Pan also draws attention to the question of the financing of ESMA’s new division focused on CCP supervision. "The fact that the competences for third country CCPs lie with ESMA is clearly laid out in the new legislation. But ESMA will need to hire more staff to do this, and this will be financed by fees received from the CCPs that ESMA supervises," Pan explains. "We have the strange situation where ESMA only supervises third country CCPs and so ESMA’s entire supervisory arm will be primarily financed by fees from US and UK CCPs. The idea that a foreign regulator is now asking US companies  to fund most of its supervisory operations is something "that does not make people happy". If Brexit is delayed, it could happen that only US CCPs would pay most of the fees because British CCPs are still in the EU. "That would be a very strange result, which would be intolerable to the US. Depending on the number of new ESMA employees, it would cost several million euros more. That´s not an insignificant amount," says Pan.
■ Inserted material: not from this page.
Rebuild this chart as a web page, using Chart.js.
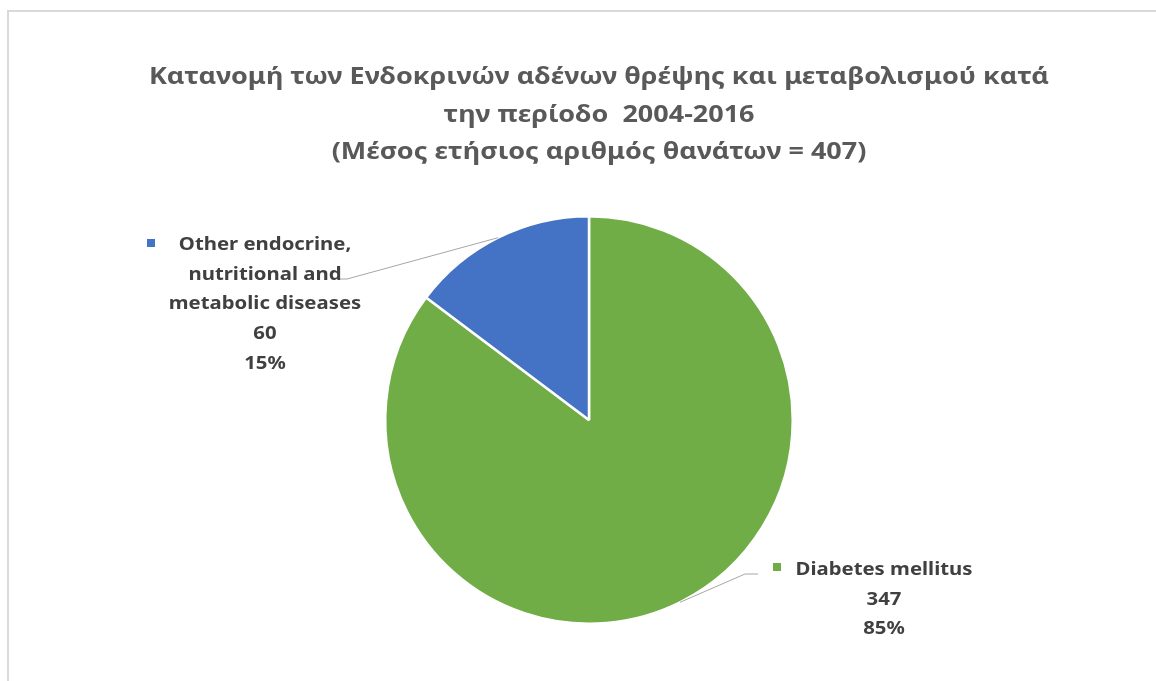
<!DOCTYPE html>
<html>
<head>
<meta charset="utf-8">
<script src="https://cdn.jsdelivr.net/npm/chart.js@4"></script>
<style>
    body { margin: 0; overflow: hidden; background: #fff; }
    #frame { position: absolute; left: 7px; top: 10px; width: 1300px; height: 800px; border: 2px solid #d9d9d9; }
    #chart { position: absolute; left: 0; top: 0; }
</style>
</head>
<body>
<div id="frame"></div>
<canvas id="chart" width="1156" height="681"></canvas>
<script>
// Chart data
const categories = ['Diabetes mellitus', 'Other endocrine, nutritional and metabolic diseases'];
const deaths = [347, 60];
const labelLines = [
    ['Diabetes mellitus'],
    ['Other endocrine,', 'nutritional and', 'metabolic diseases']
];
const titleLines = [
    'Κατανομή των Ενδοκρινών αδένων θρέψης και μεταβολισμού κατά',
    'την περίοδο  2004-2016',
    '(Μέσος ετήσιος αριθμός θανάτων = 407)'
];
const colors = ['#70AD47', '#4472C4'];

const FONT = '"Noto Sans", "Open Sans", sans-serif';

// horizontal squeeze so a reference string gets the wanted width (Calibri is narrow)
function squeeze(ctx, text, width) {
    return width / ctx.measureText(text).width;
}

function drawText(ctx, text, x, y, sx) {
    ctx.save();
    ctx.translate(x, y);
    ctx.scale(sx, 1);
    ctx.fillText(text, 0, 0);
    ctx.restore();
}

// Title, leader lines and data labels
const labelPlugin = {
    id: 'pieLabels',
    afterDraw(chart) {
        const ctx = chart.ctx;
        ctx.save();

        // title
        ctx.font = 'bold 24px ' + FONT;
        const tScale = squeeze(ctx, titleLines[0], 900);
        ctx.fillStyle = '#595959';
        ctx.textAlign = 'center';
        ctx.textBaseline = 'alphabetic';
        const titleBase = [84, 122, 159];
        titleLines.forEach((line, i) => drawText(ctx, line, 599, titleBase[i], tScale));

        const total = deaths.reduce((a, b) => a + b, 0);
        ctx.font = 'bold 18.5px ' + FONT;
        const lScale = squeeze(ctx, 'Diabetes mellitus', 177);

        // label layout: elbow point, line end, text centre, first baseline, key square
        const layout = [
            { elbow: [745, 574], end: [758, 574], cx: 884, y0: 575, key: [773, 563] },
            { elbow: [347, 279], end: [337, 279], cx: 265, y0: 250, key: [147, 239] }
        ];

        const meta = chart.getDatasetMeta(0);
        meta.data.forEach((arc, i) => {
            const p = arc.getProps(['x', 'y', 'startAngle', 'endAngle', 'outerRadius'], true);
            const mid = (p.startAngle + p.endAngle) / 2;
            const sx = p.x + Math.cos(mid) * p.outerRadius;
            const sy = p.y + Math.sin(mid) * p.outerRadius;
            const l = layout[i];

            ctx.strokeStyle = '#a6a6a6';
            ctx.lineWidth = 1;
            ctx.beginPath();
            ctx.moveTo(sx, sy);
            ctx.lineTo(l.elbow[0], l.elbow[1]);
            ctx.lineTo(l.end[0], l.end[1]);
            ctx.stroke();

            const lines = labelLines[i].concat([String(deaths[i]), Math.round(deaths[i] / total * 100) + '%']);
            ctx.fillStyle = '#404040';
            ctx.textAlign = 'center';
            lines.forEach((line, j) => drawText(ctx, line, l.cx, l.y0 + j * 29.7, lScale));

            ctx.fillStyle = colors[i];
            ctx.fillRect(l.key[0], l.key[1], 8, 8);
        });

        ctx.restore();
    }
};

new Chart(document.getElementById('chart'), {
    type: 'pie',
    data: {
        labels: categories,
        datasets: [{
            data: deaths,
            backgroundColor: colors,
            borderColor: '#ffffff',
            borderWidth: 2.5
        }]
    },
    options: {
        responsive: false,
        animation: false,
        layout: { padding: { left: 384, right: 362, top: 215, bottom: 56 } },
        plugins: {
            legend: { display: false },
            title: { display: false },
            tooltip: { enabled: false }
        }
    },
    plugins: [labelPlugin]
});
</script>
</body>
</html>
No global crypto-asset standard

Asked about the lack of international regulation of so-called crypto-assets, i.e. digitalized assets on an encrypted basis, Pan says: "We need to understand how these different assets work. We are very active in this area and don't want to stand in the way of market development." It is good that different regulators are trying different approaches. "In our work in the international standardization bodies, we don't believe that the time is ripe to talk about uniform international standards for crypto assets," emphasizes Pan. "National standard setters should be free to try out their own approaches. We need to gain experience and see what works and what doesn't".